Oct 24, 2018
Beautiful, artistic, well-crafted, innovative, influential, heartfelt, and playful.
I'm usually not that big a fan of movies that describe the process of movie-making, or books that describe the process of writing for that matter, especially if it's about the difficulties and what amounts to 'writer's block', but in this case, director Federico Fellini is so masterful that it's impossible not to love 8 1/2. Through flashbacks to childhood, dreams, and fantasies, we see the inner mind of his main character, a director (Marcello Mastroianni) who struggles to figure out what to do for his next big film, even after sets have been built, and actors brought to the location. Everything around him is a swirl, from the pressure his producer applies, to advice and commentary from everyone around him, to his lover (Sandra Milo) and wife (Anouk Aimée) both showing up.
What we see is just how close to the surface events from his childhood long ago really are. It's like a 'Rosebud' type of effect spread out over many situations, and it reminds us that the good and bad memories we carry around are always present, influencing our thinking and our emotions. Because of the fantasies the film has a surreal feel to it, but at the same time, it's also quite realistic, and feels at least partially auto-biographical. I say realistic not in the sense of neorealism (far from it), but in the sense that this is how our minds work - for the director, events in the present trigger memories of his past, and memories of the past are reflected in his actions and his films in the present. Everything is connected in this carnival of the mind.
My only criticism of the film is that the director's fantasies, while honest, are not exactly enlightened relative to women. He wishes his wife was content to work long hours cleaning and taking care of the house. He wishes she accepted his mistress, and got along with her. He wishes all of his past lovers were available to him, and that they brought him new women, such as an 'exotic' black girl from Hawaii. He wishes that when they got too old, they accepted being removed from his life/consciousness by 'going upstairs'.
On the other hand, Fellini gives us a marvelous moment when even these women in his fantasy rebel against these thoughts ("A real man loves women with no regard to their age.") The director is called out by his wife for his deceptions ("Another fiction, another lie"), as well as by his 'ideal woman' (Claudia Cardinale: "You're such a phony.") He is also redeemed in a very touching speech to his wife:
"Luisa, I feel like I've been set free. Everything seems so good, so meaningful. Everything is true. I wish I could explain, but I don't know how. Now everything's all confused once again, like it was before. But this confusion is me, as I am, not as I'd like to be. I'm no longer afraid of telling the truth about what I don't know, what I'm looking for, what I haven't found. Only this way do I feel alive. Only this way can I look into your faithful eyes without shame. Life is a celebration. Let's live it together. That's all I can say, Luisa, to you or the others. Accept me for what I am, if you can. It's the only way we might find each other."

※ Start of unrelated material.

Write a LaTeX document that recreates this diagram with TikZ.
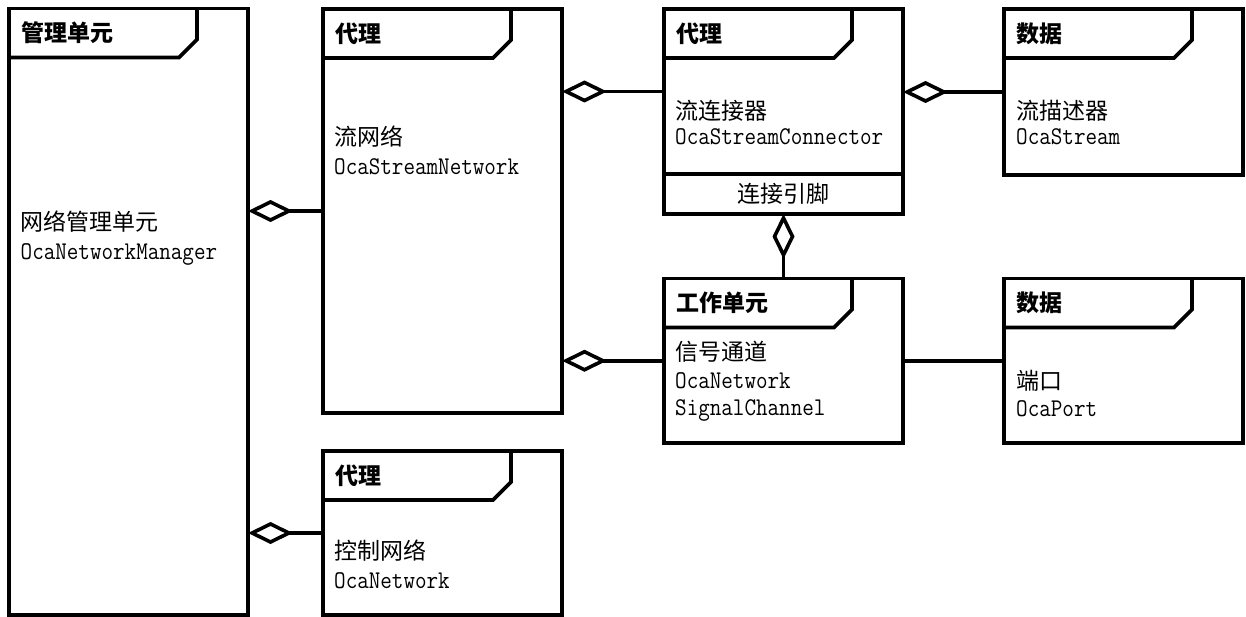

To which she simply replies: "I don't know if what you've said is right, but I can try if you help me."
The cinematography throughout the film is beautiful, and it seems like a lot of care went into maximizing the aesthetic of each shot. At the same time, this is not a pretentious film, and in fact, in creating a 'film within a film' which he cleverly warns us "lacks a philosophical premise", "is a series of gratuitous episodes", and is not "about love" because he's incapable of telling a love story, Fellini critiques his own work. The director is full of self-doubt, and understands the supreme egotism of the artist, which we hear from Cardinale when she tells him "What monstrous presumption to think that others could benefit from the squalid catalog of your mistakes." He feels like a phony as a husband and as an artist, and yet is simply striving to be honest and true to himself. It's a gripping feeling, and one that I feel is universal, perhaps more so to people in middle age, or to those who have found success in what they do. And, it turns out that for a film that is 'not a love story', there is a message of love in the end, one from a man who humbly understands his shortcomings, wishes to do better, and loves his wife.